_Data shown:_

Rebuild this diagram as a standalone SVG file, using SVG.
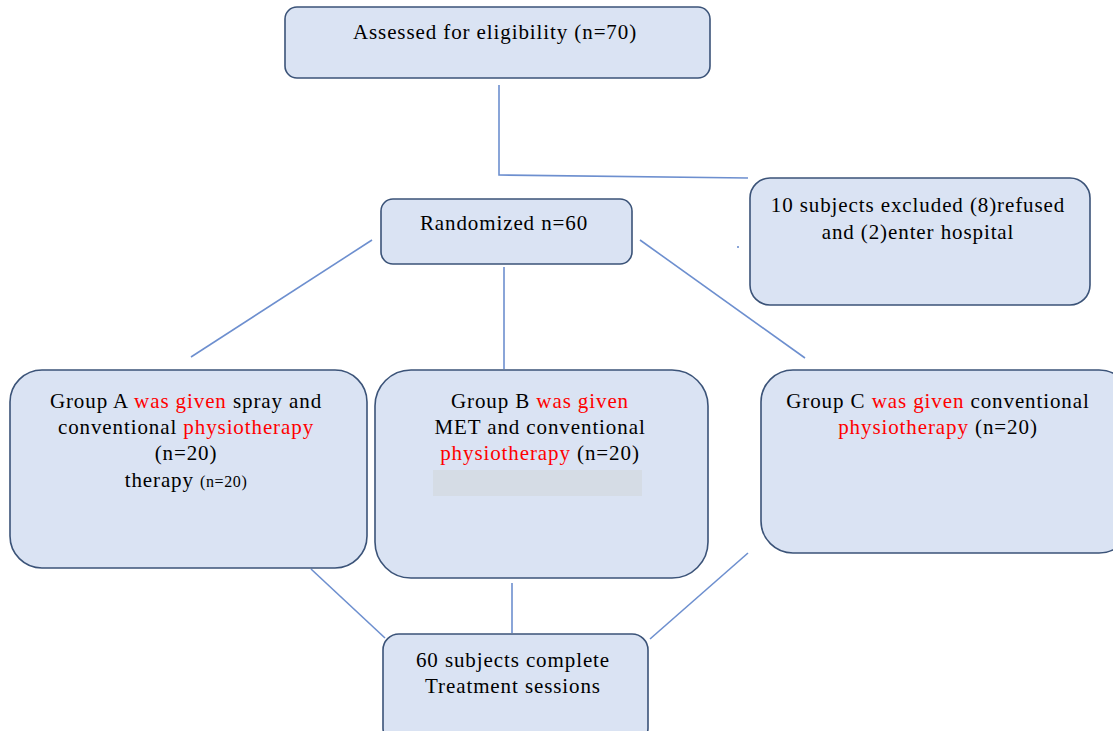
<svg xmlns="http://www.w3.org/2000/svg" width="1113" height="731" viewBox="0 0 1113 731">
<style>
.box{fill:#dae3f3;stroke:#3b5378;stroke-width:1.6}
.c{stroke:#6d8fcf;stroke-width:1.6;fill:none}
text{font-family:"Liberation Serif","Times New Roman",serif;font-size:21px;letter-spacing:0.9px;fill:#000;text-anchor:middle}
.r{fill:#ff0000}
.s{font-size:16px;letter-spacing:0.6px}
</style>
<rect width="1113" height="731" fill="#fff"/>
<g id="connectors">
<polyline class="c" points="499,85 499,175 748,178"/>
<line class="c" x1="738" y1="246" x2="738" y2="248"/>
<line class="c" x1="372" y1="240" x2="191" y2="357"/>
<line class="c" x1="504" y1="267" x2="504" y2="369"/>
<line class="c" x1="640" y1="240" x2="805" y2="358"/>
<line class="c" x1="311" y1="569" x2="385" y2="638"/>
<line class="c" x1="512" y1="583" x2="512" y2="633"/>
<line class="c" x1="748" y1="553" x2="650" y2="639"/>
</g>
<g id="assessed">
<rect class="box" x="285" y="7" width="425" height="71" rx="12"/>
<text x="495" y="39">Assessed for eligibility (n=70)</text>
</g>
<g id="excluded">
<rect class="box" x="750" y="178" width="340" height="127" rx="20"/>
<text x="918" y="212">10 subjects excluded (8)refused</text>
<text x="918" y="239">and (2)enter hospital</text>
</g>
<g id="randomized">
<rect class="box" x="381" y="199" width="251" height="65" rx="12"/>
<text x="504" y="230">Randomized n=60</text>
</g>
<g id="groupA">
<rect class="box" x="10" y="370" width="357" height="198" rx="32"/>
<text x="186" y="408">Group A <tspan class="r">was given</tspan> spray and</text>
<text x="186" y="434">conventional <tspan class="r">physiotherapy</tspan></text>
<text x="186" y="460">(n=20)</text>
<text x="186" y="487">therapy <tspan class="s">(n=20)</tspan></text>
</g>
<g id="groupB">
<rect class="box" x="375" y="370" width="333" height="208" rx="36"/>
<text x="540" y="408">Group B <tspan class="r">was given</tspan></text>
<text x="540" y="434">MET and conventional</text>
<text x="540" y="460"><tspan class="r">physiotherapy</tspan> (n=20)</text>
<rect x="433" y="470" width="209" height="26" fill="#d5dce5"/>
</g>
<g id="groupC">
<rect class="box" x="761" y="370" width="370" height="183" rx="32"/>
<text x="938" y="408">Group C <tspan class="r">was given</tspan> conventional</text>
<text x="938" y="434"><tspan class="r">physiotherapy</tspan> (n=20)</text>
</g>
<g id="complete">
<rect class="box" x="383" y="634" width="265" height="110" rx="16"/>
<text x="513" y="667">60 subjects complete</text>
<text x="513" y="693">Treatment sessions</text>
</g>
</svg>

_Your instructions:_ Pictures are to be left out; repeat all the remaining data exactly.

_Right answer:_
Rebuild this diagram as a standalone SVG file, using SVG.
<svg xmlns="http://www.w3.org/2000/svg" width="1113" height="731" viewBox="0 0 1113 731">
<style>
.box{fill:#dae3f3;stroke:#3b5378;stroke-width:1.6}
.c{stroke:#6d8fcf;stroke-width:1.6;fill:none}
text{font-family:"Liberation Serif","Times New Roman",serif;font-size:21px;letter-spacing:0.9px;fill:#000;text-anchor:middle}
.r{fill:#ff0000}
.s{font-size:16px;letter-spacing:0.6px}
</style>
<rect width="1113" height="731" fill="#fff"/>
<g id="connectors">
<polyline class="c" points="499,85 499,175 748,178"/>
<line class="c" x1="738" y1="246" x2="738" y2="248"/>
<line class="c" x1="372" y1="240" x2="191" y2="357"/>
<line class="c" x1="504" y1="267" x2="504" y2="369"/>
<line class="c" x1="640" y1="240" x2="805" y2="358"/>
<line class="c" x1="311" y1="569" x2="385" y2="638"/>
<line class="c" x1="512" y1="583" x2="512" y2="633"/>
<line class="c" x1="748" y1="553" x2="650" y2="639"/>
</g>
<g id="assessed">
<rect class="box" x="285" y="7" width="425" height="71" rx="12"/>
<text x="495" y="39">Assessed for eligibility (n=70)</text>
</g>
<g id="excluded">
<rect class="box" x="750" y="178" width="340" height="127" rx="20"/>
<text x="918" y="212">10 subjects excluded (8)refused</text>
<text x="918" y="239">and (2)enter hospital</text>
</g>
<g id="randomized">
<rect class="box" x="381" y="199" width="251" height="65" rx="12"/>
<text x="504" y="230">Randomized n=60</text>
</g>
<g id="groupA">
<rect class="box" x="10" y="370" width="357" height="198" rx="32"/>
<text x="186" y="408">Group A <tspan class="r">was given</tspan> spray and</text>
<text x="186" y="434">conventional <tspan class="r">physiotherapy</tspan></text>
<text x="186" y="460">(n=20)</text>
<text x="186" y="487">therapy <tspan class="s">(n=20)</tspan></text>
</g>
<g id="groupB">
<rect class="box" x="375" y="370" width="333" height="208" rx="36"/>
<text x="540" y="408">Group B <tspan class="r">was given</tspan></text>
<text x="540" y="434">MET and conventional</text>
<text x="540" y="460"><tspan class="r">physiotherapy</tspan> (n=20)</text>
<rect x="433" y="470" width="209" height="26" fill="#d5dce5"/>
</g>
<g id="groupC">
<rect class="box" x="761" y="370" width="370" height="183" rx="32"/>
<text x="938" y="408">Group C <tspan class="r">was given</tspan> conventional</text>
<text x="938" y="434"><tspan class="r">physiotherapy</tspan> (n=20)</text>
</g>
<g id="complete">
<rect class="box" x="383" y="634" width="265" height="110" rx="16"/>
<text x="513" y="667">60 subjects complete</text>
<text x="513" y="693">Treatment sessions</text>
</g>
</svg>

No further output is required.